Letters from the Lighthouse review
Book Reviews

Out Now: Letters from The Lighthouse

By Emma Carroll (Faber & Faber)

Set in World War II, this thrilling and tense mystery adventure will keep you guessing to the very end!

When Olive and Cliff’s visit to the cinema with their older sister Sukie gets interrupted by an aid raid, their lives will never be the same.

The children have already lost their father, and when Sukie disappears in the confusion of the bombing raid, it seems that the war is determined to take away everything they hold dear.

With London becoming increasingly unsafe, the two children are evacuated to the Devonshire coast where Sukie’s pen-pal lives. But things are not always what they seem.
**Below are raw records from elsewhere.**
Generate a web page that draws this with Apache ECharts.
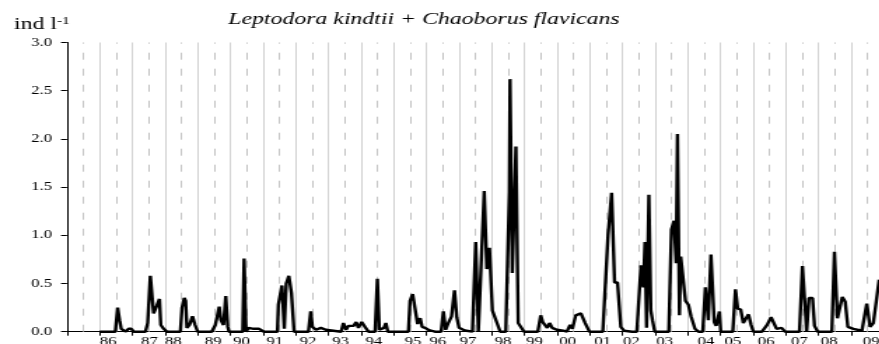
<!DOCTYPE html>
<html>
<head>
<meta charset="utf-8">
<script src="https://cdn.jsdelivr.net/npm/echarts@6/dist/echarts.min.js"></script>
<style>
  html, body { margin: 0; padding: 0; background: #fff; overflow: hidden; }
  #main { height: 344px; transform-origin: 0 0; }
</style>
</head>
<body>
<div id="main"></div>
<script>
// Sampling dates (decimal years) and densities of Leptodora + Chaoborus (ind/l)
const sampleDate = [
  1986.00, 1986.48, 1986.55, 1986.61, 1986.66, 1986.73, 1986.80, 1986.88, 1986.97, 1987.04,
  1987.40, 1987.47, 1987.52, 1987.55, 1987.65, 1987.75, 1987.83, 1987.87, 1987.96, 1988.06,
  1988.47, 1988.52, 1988.59, 1988.63, 1988.67, 1988.75, 1988.84, 1988.92, 1989.00,
  1989.43, 1989.54, 1989.59, 1989.66, 1989.71, 1989.79, 1989.86, 1989.92, 1989.96,
  1990.38, 1990.42, 1990.48, 1990.56, 1990.63, 1990.71, 1990.79, 1990.88, 1990.96, 1991.03,
  1991.44, 1991.47, 1991.52, 1991.58, 1991.65, 1991.71, 1991.79, 1991.87, 1991.95,
  1992.39, 1992.46, 1992.51, 1992.56, 1992.62, 1992.70, 1992.77, 1992.85, 1992.92, 1993.00,
  1993.39, 1993.46, 1993.54, 1993.61, 1993.68, 1993.77, 1993.85, 1993.92, 1994.02, 1994.12, 1994.23,
  1994.43, 1994.50, 1994.56, 1994.63, 1994.70, 1994.76, 1994.82,
  1995.45, 1995.50, 1995.58, 1995.66, 1995.73, 1995.81, 1995.87, 1995.96, 1996.06, 1996.16, 1996.26,
  1996.45, 1996.52, 1996.59, 1996.67, 1996.77, 1996.86, 1996.93, 1997.00, 1997.13, 1997.23, 1997.41,
  1997.44, 1997.51, 1997.59, 1997.77, 1997.85, 1997.93, 1998.02, 1998.26,
  1998.43, 1998.54, 1998.56, 1998.63, 1998.74, 1998.81, 1998.89, 1998.99,
  1999.41, 1999.50, 1999.56, 1999.63, 1999.70, 1999.77, 1999.85, 1999.99, 2000.19, 2000.30,
  2000.40, 2000.47, 2000.57, 2000.65, 2000.73, 2000.86, 2000.99,
  2001.40, 2001.56, 2001.67, 2001.76, 2001.85, 2001.95, 2002.05, 2002.30,
  2002.44, 2002.57, 2002.64, 2002.69, 2002.74, 2002.81, 2002.87, 2002.92, 2002.99,
  2003.42, 2003.50, 2003.58, 2003.645, 2003.685, 2003.745, 2003.785, 2003.86, 2003.93, 2004.02, 2004.10, 2004.22, 2004.33,
  2004.46, 2004.54, 2004.63, 2004.71, 2004.81, 2004.87, 2004.97, 2005.01,
  2005.38, 2005.46, 2005.53, 2005.62, 2005.70, 2005.78, 2005.86, 2005.94, 2006.01,
  2006.27, 2006.43, 2006.55, 2006.62, 2006.72, 2006.80, 2006.87, 2006.98,
  2007.42, 2007.51, 2007.64, 2007.71, 2007.82, 2007.88, 2007.98,
  2008.41, 2008.49, 2008.58, 2008.73, 2008.82, 2008.90, 2009.07, 2009.33, 2009.41,
  2009.48, 2009.58, 2009.68, 2009.76, 2009.86
];
const density = [
  0, 0, 0.25, 0.12, 0.03, 0.03, 0.00, 0.03, 0.03, 0,
  0, 0.09, 0.11, 0.58, 0.19, 0.27, 0.34, 0.07, 0.03, 0,
  0, 0.25, 0.35, 0.32, 0.04, 0.07, 0.16, 0.07, 0,
  0, 0.07, 0.09, 0.26, 0.12, 0.07, 0.37, 0.05, 0,
  0, 0.76, 0, 0.04, 0.02, 0.03, 0.02, 0.03, 0.02, 0,
  0, 0.28, 0.27, 0.48, 0.03, 0.50, 0.58, 0.40, 0,
  0, 0.21, 0.05, 0.07, 0.02, 0.02, 0.04, 0.04, 0.02, 0,
  0, 0.09, 0.02, 0.06, 0.05, 0.06, 0.10, 0.04, 0.10, 0.05, 0,
  0, 0.55, 0.02, 0.02, 0.04, 0.09, 0,
  0, 0.32, 0.39, 0.38, 0.08, 0.14, 0.05, 0.04, 0.02, 0.01, 0,
  0, 0.21, 0.02, 0.09, 0.16, 0.43, 0.15, 0.04, 0.02, 0.01, 0,
  0, 0.93, 0, 1.46, 0.65, 0.87, 0.22, 0,
  0, 1.45, 2.62, 0.61, 1.92, 0.09, 0.10, 0,
  0, 0.17, 0.10, 0.09, 0.04, 0.09, 0.04, 0.02, 0.01, 0,
  0.07, 0.03, 0.17, 0.16, 0.19, 0.09, 0,
  0, 1.00, 1.44, 0.51, 0.51, 0.05, 0.01, 0,
  0, 0.69, 0.46, 0.93, 0.04, 1.42, 0.22, 0.12, 0,
  0, 1.06, 1.15, 0.71, 2.05, 0.17, 0.78, 0.77, 0.32, 0.28, 0.16, 0.03, 0,
  0, 0.46, 0.12, 0.80, 0.10, 0.06, 0.21, 0,
  0, 0.44, 0.24, 0.23, 0.09, 0.09, 0.18, 0.07, 0,
  0, 0.07, 0.15, 0.15, 0.03, 0.05, 0.04, 0,
  0, 0.68, 0, 0.35, 0.35, 0.06, 0,
  0, 0.83, 0.14, 0.36, 0.31, 0.05, 0.03, 0.01, 0,
  0.29, 0.05, 0.09, 0.10, 0.54
];

// Year labels and where they sit on the time axis
const yearLabels = ['86','87','88','89','90','91','92','93','94','95','96','97',
                    '98','99','00','01','02','03','04','05','06','07','08','09'];
const yearLabelAt = [1986.26, 1987.52, 1988.25, 1989.47, 1990.34, 1991.36, 1992.38, 1993.37,
                     1994.39, 1995.59, 1996.35, 1997.27, 1998.34, 1999.31, 2000.33, 2001.40,
                     2002.27, 2003.29, 2004.56, 2005.38, 2006.40, 2007.42, 2008.33, 2009.61];

const yTicks = [0, 0.5, 1.0, 1.5, 2.0, 2.5, 3.0];
const xStart = 1985;
const xEnd = 2009.86;

// The figure is drawn narrow and widened horizontally, giving the wide lettering
const S = 1.4;
const el = document.getElementById('main');
el.style.width = (879 / S) + 'px';
el.style.transform = 'scaleX(' + S + ')';

const FONT = '"Liberation Serif", "Times New Roman", serif';

// Mid-year reference lines
const midYears = [];
for (let y = xStart; y < xEnd; y++) midYears.push(y + 0.5);

const chart = echarts.init(el, null, { renderer: 'canvas' });
chart.setOption({
  animation: false,
  backgroundColor: '#ffffff',
  grid: {
    left: 67 / S, right: 0, top: 42.5, bottom: 12.3,
    containLabel: false,
    outerBoundsMode: 'none'
  },
  xAxis: {
    type: 'value',
    min: xStart,
    max: xEnd,
    interval: 1,
    axisLine: { show: true, onZero: false, lineStyle: { color: '#000', width: 1 } },
    axisTick: { show: true, length: 4, lineStyle: { color: '#000', width: 1 } },
    axisLabel: {
      customValues: yearLabelAt,
      formatter: v => { const i = yearLabelAt.indexOf(v); return i >= 0 ? yearLabels[i] : ''; },
      margin: 4,
      color: '#000',
      fontFamily: FONT,
      fontSize: 12
    },
    splitLine: { show: true, lineStyle: { color: '#d2d2d2', width: 1 } }
  },
  yAxis: {
    type: 'value',
    min: yTicks[0],
    max: yTicks[yTicks.length - 1],
    interval: 0.5,
    axisLine: { show: true, lineStyle: { color: '#000', width: 1 } },
    axisTick: { show: true, length: 6 / S, lineStyle: { color: '#000', width: 1 } },
    axisLabel: {
      formatter: v => v.toFixed(1),
      margin: 15 / S,
      color: '#000',
      fontFamily: FONT,
      fontSize: 12
    },
    splitLine: { show: false }
  },
  graphic: [
    {
      type: 'text',
      x: 424 / S,
      y: 20,
      style: {
        text: 'Leptodora kindtii + Chaoborus flavicans',
        fontFamily: FONT,
        fontStyle: 'italic',
        fontSize: 17,
        fill: '#000',
        align: 'center',
        verticalAlign: 'middle'
      }
    },
    {
      type: 'text',
      x: 14 / S,
      y: 16,
      style: {
        text: 'ind l{sup|-1}',
        fontFamily: FONT,
        fontSize: 17,
        fill: '#000',
        align: 'left',
        verticalAlign: 'top',
        rich: { sup: { fontFamily: FONT, fontSize: 11, verticalAlign: 'top', fill: '#000' } }
      }
    }
  ],
  series: [
    {
      name: 'mid-year',
      type: 'line',
      data: [],
      z: 1,
      silent: true,
      markLine: {
        z: 1,
        silent: true,
        symbol: ['none', 'none'],
        label: { show: false },
        lineStyle: { type: [7, 9], color: '#c4c4c4', width: 1 },
        data: midYears.map(v => ({ xAxis: v }))
      }
    },
    {
      name: 'Leptodora kindtii + Chaoborus flavicans',
      type: 'line',
      z: 10,
      showSymbol: false,
      symbol: 'none',
      clip: true,
      lineStyle: { color: '#000', width: 2.4, join: 'bevel' },
      data: sampleDate.map((d, i) => [d, density[i]])
    }
  ]
});
</script>
</body>
</html>
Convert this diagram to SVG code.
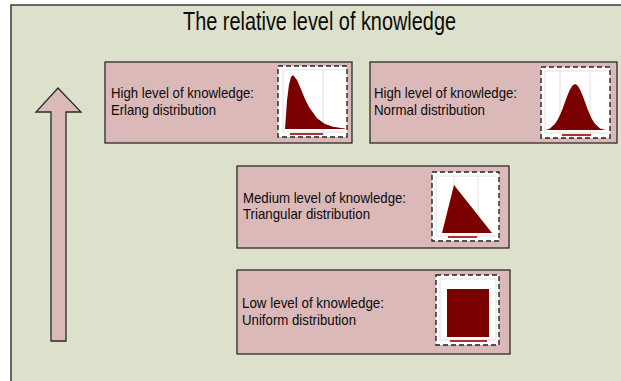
<svg xmlns="http://www.w3.org/2000/svg" width="621" height="381" viewBox="0 0 621 381">
<style>
.t{font-family:"Liberation Sans",Arial,sans-serif;fill:#0a0a0a;}
.lbl{font-size:14.5px;}
.box{fill:#dcb9b9;stroke:#2a2a2a;stroke-width:1.3;}
.frame{fill:#fff;stroke:#222;stroke-width:1.4;stroke-dasharray:5,3;}
.grid{stroke:#d8d8d8;stroke-width:0.8;fill:none;}
.dist{fill:#7b0000;}
.bar{fill:#b03030;}
</style>
<rect x="11" y="5" width="620" height="390" fill="#dde1cb" stroke="#3a3a3a" stroke-width="1.5"/>
<text class="t" x="319.5" y="30" font-size="25" text-anchor="middle" textLength="273" lengthAdjust="spacingAndGlyphs">The relative level of knowledge</text>

<g id="arrow">
<polygon points="58,88 81,112 66,112 66,341 51,341 51,112 36,112" fill="#dcb9b9" stroke="#2a2a2a" stroke-width="1.3"/>
</g>

<g id="erlang">
<rect class="box" x="105" y="62" width="247" height="81"/>
<text class="t lbl" x="111" y="98" textLength="143" lengthAdjust="spacingAndGlyphs">High level of knowledge:</text>
<text class="t lbl" x="111" y="115" textLength="105" lengthAdjust="spacingAndGlyphs">Erlang distribution</text>
<rect class="frame" x="278" y="66" width="69" height="71"/>
<path class="grid" d="M283,70 H344 M283,70 V132 M323,70 V132 M283,132 H344"/>
<path class="dist" d="M285,129 L287,100.4 L289,84.5 L291,77 L293,75 L297,79.9 L301,89.3 L305,98.9 L309,107.1 L317,118.3 L325,124.1 L333,126.8 L341,128.1 L345,128.5 L345,129 Z"/>
<rect class="bar" x="290" y="133" width="33" height="2"/>
</g>

<g id="normal">
<rect class="box" x="370" y="62" width="247" height="81"/>
<text class="t lbl" x="374" y="98" textLength="143" lengthAdjust="spacingAndGlyphs">High level of knowledge:</text>
<text class="t lbl" x="374" y="115" textLength="111" lengthAdjust="spacingAndGlyphs">Normal distribution</text>
<rect class="frame" x="541" y="67" width="69" height="71"/>
<path class="grid" d="M545,71 H607 M545,71 V133 M560,71 V133 M590,71 V133 M545,133 H607"/>
<path class="dist" d="M546,130 L550,128.5 L555,123.8 L557.5,120.1 L560,115.1 L562.5,108.9 L565,102.1 L567.5,95.3 L570,89.4 L572.5,85.4 L575,84 L577.5,85.4 L580,89.4 L582.5,95.3 L585,102.1 L587.5,108.9 L590,115.1 L592.5,120.1 L595,123.8 L600,128.5 L606,130 Z"/>
<rect class="bar" x="562" y="134" width="29" height="2"/>
</g>

<g id="triangular">
<rect class="box" x="237" y="166" width="272" height="82"/>
<text class="t lbl" x="243" y="203" textLength="163" lengthAdjust="spacingAndGlyphs">Medium level of knowledge:</text>
<text class="t lbl" x="243" y="219" textLength="127" lengthAdjust="spacingAndGlyphs">Triangular distribution</text>
<rect class="frame" x="432" y="172" width="67" height="69"/>
<path class="grid" d="M436,176 H496 M436,176 V236 M454,176 V236 M478,176 V236 M436,236 H496"/>
<polygon class="dist" points="454,185 442,233 492,233"/>
<rect class="bar" x="448" y="236" width="29" height="2"/>
</g>

<g id="uniform">
<rect class="box" x="237" y="270" width="273" height="84"/>
<text class="t lbl" x="242" y="308" textLength="142" lengthAdjust="spacingAndGlyphs">Low level of knowledge:</text>
<text class="t lbl" x="242" y="325" textLength="114" lengthAdjust="spacingAndGlyphs">Uniform distribution</text>
<rect class="frame" x="436" y="275" width="63" height="70"/>
<path class="grid" d="M440,279 H496 M440,279 V340 M496,279 V340 M440,340 H496"/>
<rect class="dist" x="447" y="289" width="42" height="48"/>
<rect class="bar" x="450" y="340" width="37" height="2"/>
</g>
</svg>
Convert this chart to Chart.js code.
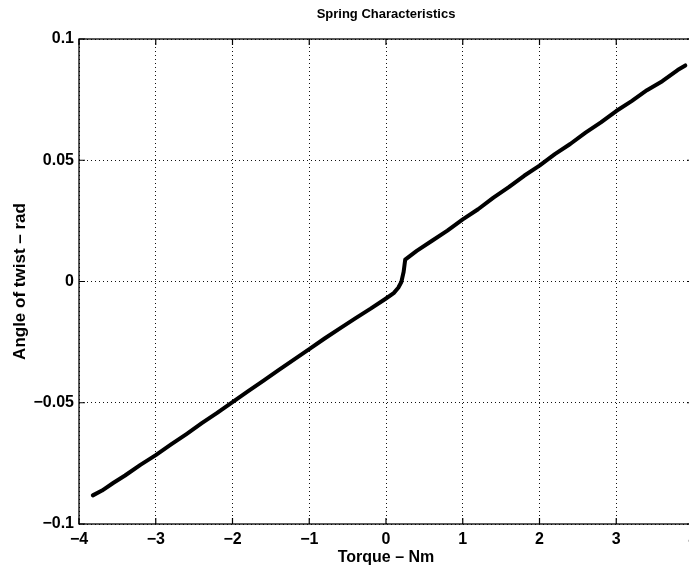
<!DOCTYPE html>
<html>
<head>
<meta charset="utf-8">
<title>Spring Characteristics</title>
<script src="https://cdn.jsdelivr.net/npm/chart.js@4.4.1/dist/chart.umd.min.js"></script>
<style>
  html, body { margin: 0; padding: 0; background: #fff; overflow: hidden; }
  #chart { display: block; }
</style>
</head>
<body>
<canvas id="chart" width="720" height="567"></canvas>
<script>
// torque (Nm) vs angle of twist (rad)
const torque = [
  -3.82, -3.70, -3.55, -3.40, -3.20, -3.00, -2.80, -2.60, -2.40, -2.20,
  -2.00, -1.80, -1.60, -1.40, -1.20, -1.00, -0.80, -0.60, -0.40, -0.20,
  0.00, 0.10, 0.16, 0.20, 0.23, 0.25, 0.40, 0.60, 0.80, 1.00,
  1.20, 1.40, 1.60, 1.80, 2.00, 2.20, 2.40, 2.60, 2.80, 3.00,
  3.20, 3.40, 3.60, 3.80, 3.90
];
const angle = [
  -0.0882, -0.0862, -0.0830, -0.0800, -0.0756, -0.0716, -0.0672, -0.0629, -0.0584, -0.0542,
  -0.0497, -0.0453, -0.0410, -0.0365, -0.0322, -0.0279, -0.0235, -0.0193, -0.0152, -0.0112,
  -0.0070, -0.0048, -0.0026, -0.0002, 0.0040, 0.0090, 0.0126, 0.0168, 0.0210, 0.0256,
  0.0298, 0.0346, 0.0389, 0.0436, 0.0478, 0.0525, 0.0567, 0.0614, 0.0656, 0.0703,
  0.0744, 0.0789, 0.0826, 0.0872, 0.0891
];
const xTickValues = [-4, -3, -2, -1, 0, 1, 2, 3, 4];
const yTickValues = [-0.1, -0.05, 0, 0.05, 0.1];

const FONT = "'Liberation Sans', Arial, Helvetica, sans-serif";
const minus = (s) => s.replace('-', '\u2212');

// MATLAB-style box: full frame plus short inward ticks on all sides
const boxPlugin = {
  id: 'box',
  afterDraw(chart) {
    const { ctx, chartArea: a, scales } = chart;
    ctx.save();
    ctx.strokeStyle = '#000';
    ctx.lineWidth = 1.3;
    ctx.strokeRect(a.left, a.top, a.right - a.left, a.bottom - a.top);
    ctx.lineWidth = 1.2;
    ctx.beginPath();
    xTickValues.forEach((v) => {
      const x = scales.x.getPixelForValue(v);
      ctx.moveTo(x, a.bottom); ctx.lineTo(x, a.bottom - 6);
      ctx.moveTo(x, a.top); ctx.lineTo(x, a.top + 6);
    });
    yTickValues.forEach((v) => {
      const y = scales.y.getPixelForValue(v);
      ctx.moveTo(a.left, y); ctx.lineTo(a.left + 6, y);
      ctx.moveTo(a.right, y); ctx.lineTo(a.right - 6, y);
    });
    ctx.stroke();
    ctx.restore();
  }
};

new Chart(document.getElementById('chart').getContext('2d'), {
  type: 'line',
  data: {
    datasets: [{
      label: 'Angle of twist',
      data: torque.map((t, i) => ({ x: t, y: angle[i] })),
      borderColor: '#000',
      backgroundColor: '#000',
      borderWidth: 4,
      pointRadius: 0,
      tension: 0,
      borderJoinStyle: 'round',
      borderCapStyle: 'round',
      fill: false
    }]
  },
  options: {
    responsive: false,
    animation: false,
    layout: { padding: { left: 0, right: 27, top: 0, bottom: 0 } },
    plugins: {
      legend: { display: false },
      tooltip: { enabled: false },
      title: {
        display: true,
        text: 'Spring Characteristics',
        color: '#000',
        fullSize: false,
        font: { family: FONT, size: 13, weight: 'bold' },
        padding: { top: 7, bottom: 16.4 }
      }
    },
    scales: {
      x: {
        type: 'linear',
        min: -4,
        max: 4,
        afterFit: (s) => { s.height = 43; },
        afterBuildTicks: (s) => { s.ticks = xTickValues.map((v) => ({ value: v })); },
        ticks: {
          color: '#000',
          padding: 6,
          maxRotation: 0,
          font: { family: FONT, size: 16, weight: 'bold' },
          callback: (v) => minus(String(v))
        },
        grid: { color: '#111', lineWidth: 1, drawTicks: false },
        border: { display: false, dash: [1, 3] },
        title: {
          display: true,
          text: 'Torque \u2013 Nm',
          color: '#000',
          font: { family: FONT, size: 16, weight: 'bold' },
          padding: { top: 0, bottom: 0 }
        }
      },
      y: {
        type: 'linear',
        min: -0.1,
        max: 0.1,
        afterFit: (s) => { s.width = 79; },
        afterBuildTicks: (s) => { s.ticks = yTickValues.map((v) => ({ value: v })); },
        ticks: {
          color: '#000',
          padding: 5,
          font: { family: FONT, size: 16, weight: 'bold' },
          callback: (v) => minus(String(Number(v.toFixed(2))))
        },
        grid: { color: '#111', lineWidth: 1, drawTicks: false },
        border: { display: false, dash: [1, 3] },
        title: {
          display: true,
          text: 'Angle of twist \u2013 rad',
          color: '#000',
          font: { family: FONT, size: 17, weight: 'bold' },
          padding: { top: 10, bottom: 10 }
        }
      }
    }
  },
  plugins: [boxPlugin]
});
</script>
</body>
</html>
Far from home and facing hostility, Olive struggles to understand a coded note that she is certain is linked to Sukie’s disappearance…and who knows what else.

Emma Carroll’s book catapults you back to wartime Britain, capturing the fears, determination and courage of the people caught up in it, and the prejudice faced by refugees from war-torn Europe. The descriptions and setting are well-researched, and the themes of grief and friendship underpin the powerful message of the story: that hatred can always be conquered with compassion and understanding.

‘Letters from the Lighthouse’ is her fifth novel, and Emma Carroll is quickly becoming a ‘go-to’ author for historical children’s fiction. Brilliantly bringing to life any period she turns her pen to, it is easy to see why her most recent book was nominated for the Carnegie Medal, as well as being chosen as Waterstones’ Book of the Month for May 2017.